Task goal:
Leave the pictures out and quote every line from the start of the listing to the line with "import plotly.graph_objects as go", inclusive.

Supplied material:
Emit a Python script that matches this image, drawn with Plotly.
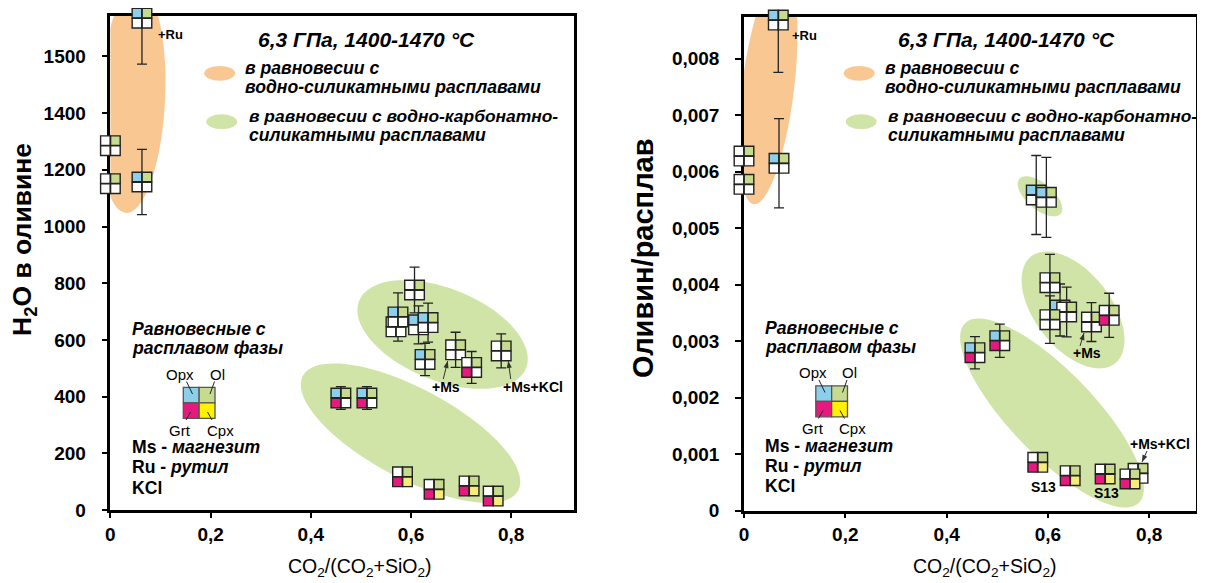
import numpy as np
import plotly.graph_objects as go

# ------------------------------------------------------------------
# DATA
# ------------------------------------------------------------------
# Left panel: H2O in olivine (axis units) vs CO2/(CO2+SiO2)
h2o_x   = [0.063, 0.000, 0.000, 0.063, 0.607, 0.570, 0.574, 0.615, 0.634, 0.628,
           0.689, 0.721, 0.780, 0.460, 0.512, 0.583, 0.646, 0.716, 0.764]
h2o_y   = [1735, 1285, 1151, 1157, 776, 646, 681, 653, 661, 531,
           565, 503, 561, 395, 395, 117, 73, 85, 49]
h2o_err = [162, 0, 0, 115, 81, 0, 85, 67, 69, 57,
           62, 56, 60, 40, 40, 0, 0, 0, 0]
h2o_opx = [1, 0, 0, 1, 0, 0, 1, 1, 1, 1, 0, 0, 0, 1, 1, 0, 0, 0, 0]
h2o_ol  = [1, 1, 1, 1, 1, 1, 1, 1, 1, 1, 1, 1, 1, 1, 1, 1, 1, 1, 1]
h2o_grt = [0, 0, 0, 0, 0, 0, 0, 0, 0, 0, 0, 1, 0, 1, 1, 1, 1, 1, 1]
h2o_cpx = [0, 0, 0, 0, 0, 0, 0, 0, 0, 0, 0, 0, 0, 0, 0, 1, 1, 1, 1]

# Right panel: olivine/melt partition vs CO2/(CO2+SiO2)
ratio_x   = [0.0677, 0.000, 0.000, 0.0691, 0.577, 0.597, 0.604, 0.624, 0.637, 0.604,
             0.686, 0.721, 0.456, 0.505, 0.580, 0.644, 0.713, 0.778, 0.762]
ratio_y   = [0.008681, 0.006274, 0.005773, 0.006145, 0.005584, 0.005543, 0.004032,
             0.003549, 0.003513, 0.003377, 0.003336, 0.003455, 0.002793, 0.003005,
             0.000853, 0.000616, 0.000646, 0.000658, 0.000558]
ratio_err = [0.000926, 0, 0, 0.00079, 0.000699, 0.000708, 0.0005, 0.00046, 0.00044,
             0.00042, 0.000345, 0.00039, 0.000285, 0.000295, 0, 0, 0, 0, 0]
ratio_opx = [1, 0, 0, 1, 1, 1, 0, 1, 0, 0, 0, 0, 1, 1, 0, 0, 0, 0, 0]
ratio_ol  = [1, 1, 1, 1, 1, 1, 1, 1, 1, 1, 1, 1, 1, 1, 1, 1, 1, 1, 1]
ratio_grt = [0, 0, 0, 0, 0, 0, 0, 0, 0, 0, 0, 1, 1, 1, 1, 1, 1, 0, 1]
ratio_cpx = [0, 0, 0, 0, 0, 0, 0, 0, 0, 0, 0, 0, 0, 0, 1, 1, 1, 0, 1]

x_tick_vals = [0, 0.2, 0.4, 0.6, 0.8]
x_tick_text = ["0", "0,2", "0,4", "0,6", "0,8"]
h2o_tick_vals = [0, 200, 400, 600, 800, 1000, 1200, 1400, 1600]
h2o_tick_text = ["0", "200", "400", "600", "800", "1000", "1200", "1400", "1500"]
ratio_tick_vals = [0, 0.001, 0.002, 0.003, 0.004, 0.005, 0.006, 0.007, 0.008]
ratio_tick_text = ["0", "0,001", "0,002", "0,003", "0,004", "0,005", "0,006", "0,007", "0,008"]

# ------------------------------------------------------------------
# STYLE / LAYOUT
# ------------------------------------------------------------------
WIN_W, WIN_H = 1205, 583
OFF = 8                      # default page margin around the plot div
FW, FH = WIN_W - OFF, WIN_H - OFF
FONT = "Liberation Sans, Arial, sans-serif"
C_OPX, C_OL, C_GRT, C_CPX = "#8CCFEA", "#C6DB8D", "#E6197F", "#F6EC78"
C_CPX_LEG = "#FFF100"
C_WHITE = "#FFFFFF"
C_ORANGE, C_GREEN = "#F9C892", "#D1E4A7"
EDGE = "#222222"
PAD = 20                     # extra room (px) for the marker overlay axes


def PX(xp):
    return (xp - OFF) / FW


def PY(yp):
    return 1 - (yp - OFF) / FH


panels = [
    dict(x0=110.4, x1=574.0, ybot=510.0, ytop=16.0, xmax=0.9253, ymax=1742.5,
         xa="x", ya="y", xs="xaxis", ys="yaxis",
         mxa="x3", mya="y3", mxs="xaxis3", mys="yaxis3"),
    dict(x0=744.0, x1=1196.0, ybot=510.5, ytop=16.7, xmax=0.8924, ymax=0.008740,
         xa="x2", ya="y2", xs="xaxis2", ys="yaxis2",
         mxa="x4", mya="y4", mxs="xaxis4", mys="yaxis4"),
]
for p in panels:
    p["sx"] = (p["x1"] - p["x0"]) / p["xmax"]
    p["sy"] = (p["ybot"] - p["ytop"]) / p["ymax"]

fig = go.Figure()
shapes, annotations = [], []


def add_points(p, xs, ys, errs, opx, ol, grt, cpx):
    ex = [x for x, e in zip(xs, errs) if e > 0]
    ey = [y for y, e in zip(ys, errs) if e > 0]
    ee = [e for e in errs if e > 0]
    fig.add_trace(go.Scatter(
        x=ex, y=ey, mode="markers", marker=dict(size=1, opacity=0),
        error_y=dict(type="data", array=ee, visible=True, color=EDGE,
                     thickness=1.3, width=5),
        xaxis=p["xa"], yaxis=p["ya"], showlegend=False, hoverinfo="skip"))
    dx, dy = 5.0 / p["sx"], 5.0 / p["sy"]
    for i in range(len(xs)):
        cols = [C_OPX if opx[i] else C_WHITE, C_OL if ol[i] else C_WHITE,
                C_GRT if grt[i] else C_WHITE, C_CPX if cpx[i] else C_WHITE]
        fig.add_trace(go.Scatter(
            x=[xs[i] - dx, xs[i] + dx, xs[i] - dx, xs[i] + dx],
            y=[ys[i] + dy, ys[i] + dy, ys[i] - dy, ys[i] - dy],
            mode="markers", cliponaxis=False,
            marker=dict(symbol="square", size=9.6, color=cols,
                        line=dict(color=EDGE, width=1.4)),
            xaxis=p["mxa"], yaxis=p["mya"], showlegend=False, hoverinfo="skip"))


def ellipse(p, cx, cy, a_px, b_px, ang, color):
    t = np.linspace(0, 2 * np.pi, 90)
    th = np.radians(ang)
    ux = a_px * np.cos(t) * np.cos(th) - b_px * np.sin(t) * np.sin(th)
    uy = a_px * np.cos(t) * np.sin(th) + b_px * np.sin(t) * np.cos(th)
    xs = cx + ux / p["sx"]
    ys = cy + uy / p["sy"]
    path = "M " + " L ".join(f"{x:.5f},{y:.7f}" for x, y in zip(xs, ys)) + " Z"
    shapes.append(dict(type="path", path=path, xref=p["xa"], yref=p["ya"],
                       fillcolor=color, line=dict(width=0), layer="below"))


def T(xp, yp, text, size, xanchor="left", angle=0):
    annotations.append(dict(x=PX(xp), y=PY(yp), xref="paper", yref="paper",
                            text=text, showarrow=False, xanchor=xanchor,
                            yanchor="middle", textangle=angle,
                            font=dict(family=FONT, size=size, color="black")))


def arrow(tx, ty, hx, hy):
    shapes.append(dict(type="line", xref="paper", yref="paper",
                       x0=PX(tx), y0=PY(ty), x1=PX(hx), y1=PY(hy),
                       line=dict(color="#333333", width=1)))
    v = np.array([hx - tx, hy - ty], float)
    v /= np.hypot(*v)
    n = np.array([-v[1], v[0]])
    base = np.array([hx, hy]) - 7 * v
    b1, b2 = base + 2.6 * n, base - 2.6 * n
    path = (f"M {PX(hx):.5f},{PY(hy):.5f} L {PX(b1[0]):.5f},{PY(b1[1]):.5f} "
            f"L {PX(b2[0]):.5f},{PY(b2[1]):.5f} Z")
    shapes.append(dict(type="path", xref="paper", yref="paper", path=path,
                       fillcolor="#333333", line=dict(width=0)))


def rect_px(x0, y0, x1, y1, color, lw=1.3):
    shapes.append(dict(type="rect", xref="paper", yref="paper",
                       x0=PX(x0), x1=PX(x1), y0=PY(y1), y1=PY(y0),
                       fillcolor=color, line=dict(color="#555555", width=lw)))


def line_px(x0, y0, x1, y1):
    shapes.append(dict(type="line", xref="paper", yref="paper",
                       x0=PX(x0), x1=PX(x1), y0=PY(y0), y1=PY(y1),
                       line=dict(color="#222222", width=1)))


def oval_px(cx, cy, rx, ry, color):
    shapes.append(dict(type="circle", xref="paper", yref="paper",
                       x0=PX(cx - rx), x1=PX(cx + rx),
                       y0=PY(cy + ry), y1=PY(cy - ry),
                       fillcolor=color, line=dict(width=0)))


def header(ox):
    T(366.7 + ox, 39, "<b><i>6,3 ГПа, 1400-1470 °C</i></b>", 21, "center")
    oval_px(219.7 + ox, 73.3, 15.5, 7.4, C_ORANGE)
    oval_px(221.7 + ox, 121.7, 15.5, 7.4, C_GREEN)
    T(243.3 + ox, 68, "<b><i>в равновесии с</i></b>", 17.6)
    T(243.3 + ox, 87.3, "<b><i>водно-силикатными расплавами</i></b>", 17.6)
    T(246.7 + ox, 116, "<b><i>в равновесии с водно-карбонатно-</i></b>", 17.4)
    T(246.7 + ox, 135, "<b><i>силикатными расплавами</i></b>", 17.6)


def phase_legend(ox, oy):
    T(130 + ox, 329.3 + oy, "<b><i>Равновесные с</i></b>", 17.6)
    T(130 + ox, 348.3 + oy, "<b><i>расплавом фазы</i></b>", 17.6)
    x0, x1, y0, y1 = 183.3 + ox, 215 + ox, 387.3 + oy, 418.3 + oy
    mx, my = (x0 + x1) / 2, (y0 + y1) / 2
    rect_px(x0, y0, mx, my, C_OPX)
    rect_px(mx, y0, x1, my, C_OL)
    rect_px(x0, my, mx, y1, C_GRT)
    rect_px(mx, my, x1, y1, C_CPX_LEG)
    T(180 + ox, 374 + oy, "Opx", 15, "center")
    T(217 + ox, 374 + oy, "Ol", 15, "center")
    T(180 + ox, 430 + oy, "Grt", 15, "center")
    T(220 + ox, 430 + oy, "Cpx", 15, "center")
    line_px(186.5 + ox, 381.5 + oy, 192.5 + ox, 394 + oy)
    line_px(214.5 + ox, 381.5 + oy, 210 + ox, 394 + oy)
    line_px(190.5 + ox, 412 + oy, 186 + ox, 420 + oy)
    line_px(207.5 + ox, 412 + oy, 212 + ox, 420 + oy)
    T(130 + ox, 447.2 + oy, "<b>Ms - <i>магнезит</i></b>", 17.6)
    T(130 + ox, 467 + oy, "<b>Ru - <i>рутил</i></b>", 17.6)
    T(130 + ox, 487.7 + oy, "<b>KCl</b>", 17.6)


# ------------------------------------------------------------------
# LEFT PANEL
# ------------------------------------------------------------------
L, R = panels
ellipse(L, 0.0431, 1446, 113, 33, 87, C_ORANGE)
ellipse(L, 0.663, 619, 90, 46, -22, C_GREEN)
ellipse(L, 0.599, 271, 122, 45, -28, C_GREEN)
add_points(L, h2o_x, h2o_y, h2o_err, h2o_opx, h2o_ol, h2o_grt, h2o_cpx)
header(0)
phase_legend(0, 0)
T(170, 34.3, "<b>+Ru</b>", 13, "center")
T(445.8, 386.7, "<b>+Ms</b>", 14, "center")
T(533, 386.7, "<b>+Ms+KCl</b>", 14, "center")
arrow(443.3, 379, 447.7, 361)
arrow(510.7, 379, 508.3, 361)
T(24, 240, "<b>H<sub>2</sub>O в оливине</b>", 26.5, "center", -90)
T(359.5, 567, "CO<sub>2</sub>/(CO<sub>2</sub>+SiO<sub>2</sub>)", 19.5, "center")

# ------------------------------------------------------------------
# RIGHT PANEL
# ------------------------------------------------------------------
ellipse(R, 0.0474, 0.007478, 117, 26, 83, C_ORANGE)
ellipse(R, 0.5844, 0.005561, 27, 13, -40, C_GREEN)
ellipse(R, 0.6496, 0.003549, 68, 38, -52, C_GREEN)
ellipse(R, 0.6081, 0.001726, 125, 42, -46, C_GREEN)
add_points(R, ratio_x, ratio_y, ratio_err, ratio_opx, ratio_ol, ratio_grt, ratio_cpx)
header(639.5)
phase_legend(632.5, -1.5)
T(804, 35, "<b>+Ru</b>", 13, "center")
T(1086.7, 353.3, "<b>+Ms</b>", 14, "center")
arrow(1080, 346, 1084, 333)
T(1160, 444, "<b>+Ms+KCl</b>", 14, "center")
arrow(1147, 451, 1142, 462)
T(1043.3, 486.7, "<b>S13</b>", 14, "center")
T(1106.7, 493.3, "<b>S13</b>", 14, "center")
T(643, 258, "<b>Оливин/расплав</b>", 29, "center", -90)
T(985, 567, "CO<sub>2</sub>/(CO<sub>2</sub>+SiO<sub>2</sub>)", 19.5, "center")

# ------------------------------------------------------------------
# AXES
# ------------------------------------------------------------------
tickfont = dict(family=FONT, size=19, color="black", weight="bold")
layout_axes = {}
for p, yvals, ytext in [(L, h2o_tick_vals, h2o_tick_text),
                        (R, ratio_tick_vals, ratio_tick_text)]:
    common = dict(showline=True, linecolor="black", linewidth=2.5, mirror=True,
                  showgrid=False, zeroline=False, ticks="outside",
                  tickwidth=1.5, tickcolor="black", tickfont=tickfont,
                  automargin=False, layer="below traces")
    layout_axes[p["xs"]] = dict(
        domain=[PX(p["x0"]), PX(p["x1"])], range=[0, p["xmax"]],
        tickmode="array", tickvals=x_tick_vals, ticktext=x_tick_text,
        anchor=p["ya"], ticklen=5, ticklabelstandoff=0, **common)
    layout_axes[p["ys"]] = dict(
        domain=[PY(p["ybot"]), PY(p["ytop"])], range=[0, p["ymax"]],
        tickmode="array", tickvals=yvals, ticktext=ytext,
        anchor=p["xa"], ticklen=6, ticklabelstandoff=12, **common)
    # invisible overlay axes with the same pixel scale but a little more room,
    # so quadrant markers that straddle the frame are still drawn
    padl = PAD
    padr = min(PAD, WIN_W - p["x1"])
    padt = p["ytop"] - OFF
    padb = PAD
    layout_axes[p["mxs"]] = dict(
        domain=[max(0.0, PX(p["x0"] - padl)), min(1.0, PX(p["x1"] + padr))],
        range=[-padl / p["sx"], p["xmax"] + padr / p["sx"]],
        visible=False, anchor=p["mya"], fixedrange=True)
    layout_axes[p["mys"]] = dict(
        domain=[max(0.0, PY(p["ybot"] + padb)), min(1.0, PY(p["ytop"] - padt))],
        range=[-padb / p["sy"], p["ymax"] + padt / p["sy"]],
        visible=False, anchor=p["mxa"], fixedrange=True)

fig.update_layout(
    width=FW, height=FH, autosize=False,
    margin=dict(l=0, r=0, t=0, b=0, pad=0, autoexpand=False),
    paper_bgcolor="white", plot_bgcolor="rgba(0,0,0,0)",
    showlegend=False, shapes=shapes, annotations=annotations,
    font=dict(family=FONT, color="black"),
    **layout_axes)

fig.write_html("out.html")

Answer to the problem:
Emit a Python script that matches this image, drawn with Plotly.
import numpy as np
import plotly.graph_objects as go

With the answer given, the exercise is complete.